My research is also hand-crafted. The studies of suicide risk in family carers of people with dementia, for example, were a world-first. No research had ever been conducted on this topic before and our work opened up an entirely new field of study and highlighted a host of additional issues that needed to be explored. It also required a unique combination of high-level scientific and interpersonal skills, and had significant and immediate implications for practice and policy. Despite this, I have spent the last 5 years on a series of short-term contracts and each time a contract ends I am made to wait until the 11th hour while the university decides whether I am worthy of their money. (While I wait I look around my home and wonder which hand-crafted beauty I’ll have to sell to make rent if they decide I’m not.) The pressure to produce is also constant. Most recently, for example, the university offered me an ‘interim contract’ of just 2 months’ duration which came with the condition that I had to have three papers submitted for publication in that time. (The fact that I had published double the expected number of papers during the previous contract was, apparently, immaterial.)

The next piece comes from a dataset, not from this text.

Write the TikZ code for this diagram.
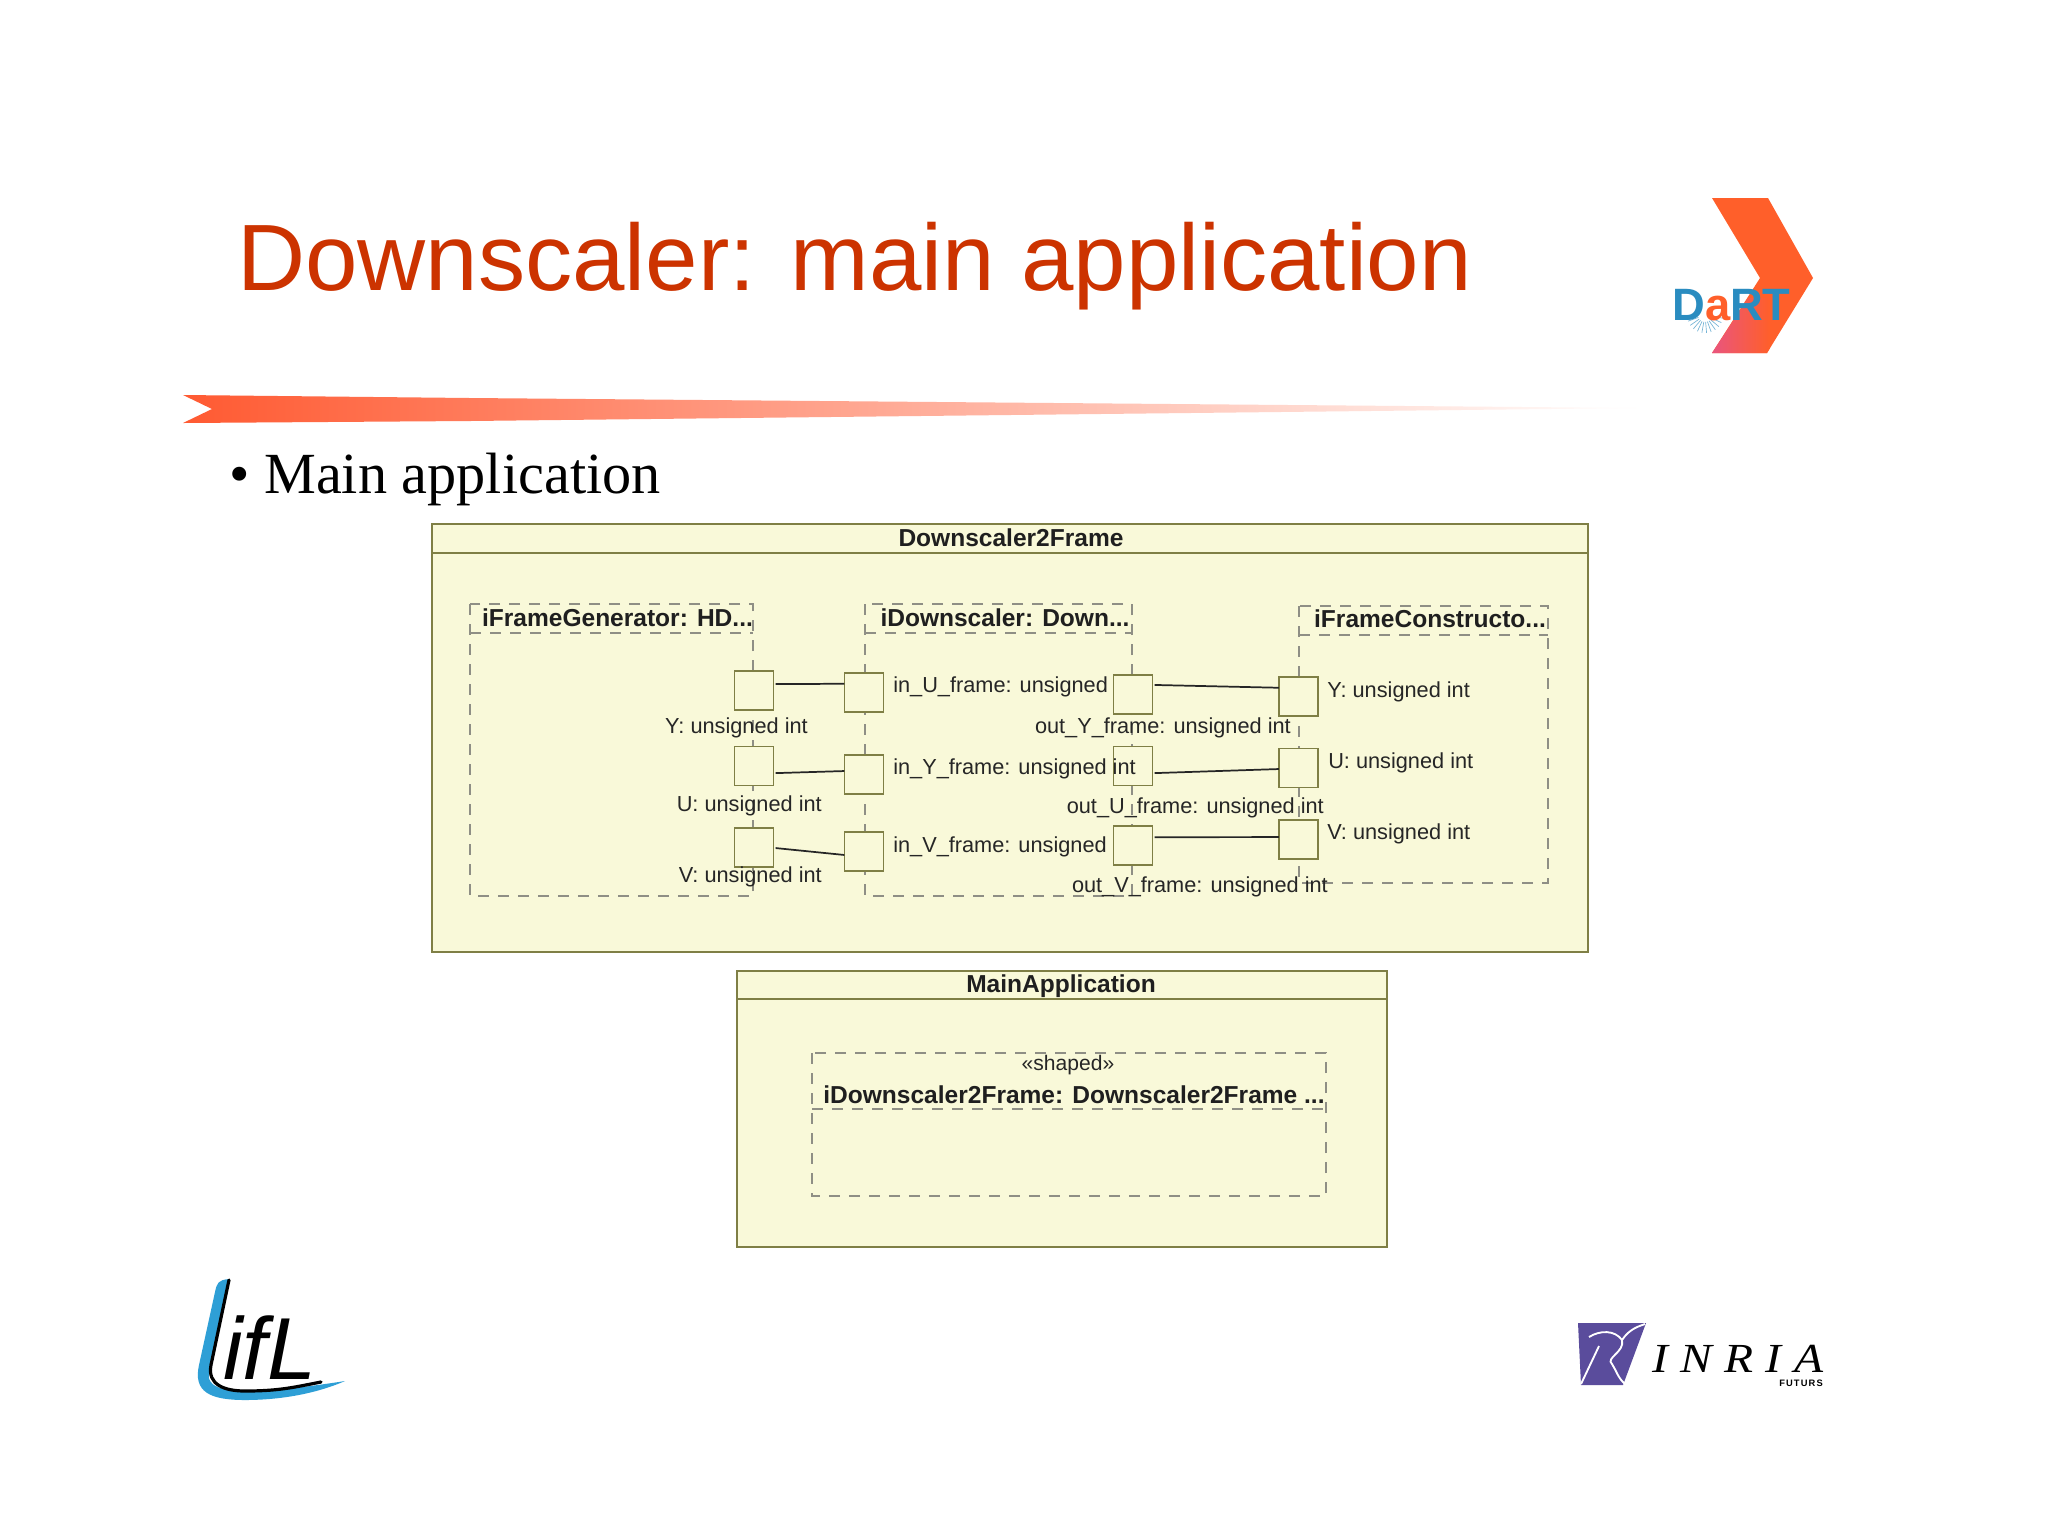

So when I walked into the artisanal bakery just before Christmas and saw the Help Wanted sign, I was definitely tempted. But I’m passionate about research and determined to be a force for good in academia, so I resisted the urge to fill in an application form. On Twitter, the #circleofniceness hashtag is used by academics seeking to bring a bit of humanity back to universities. But perhaps we need another hashtag – #artisanalacademia – for those times when we want to remind the world that research, just like good bread, woven blankets, and great art, is hand-crafted. And as with all hand-crafted things, the people who craft it must be valued, respected for the contribution they make, paid what they are worth, and never forced to rush the creative process or sacrifice quality for quantity.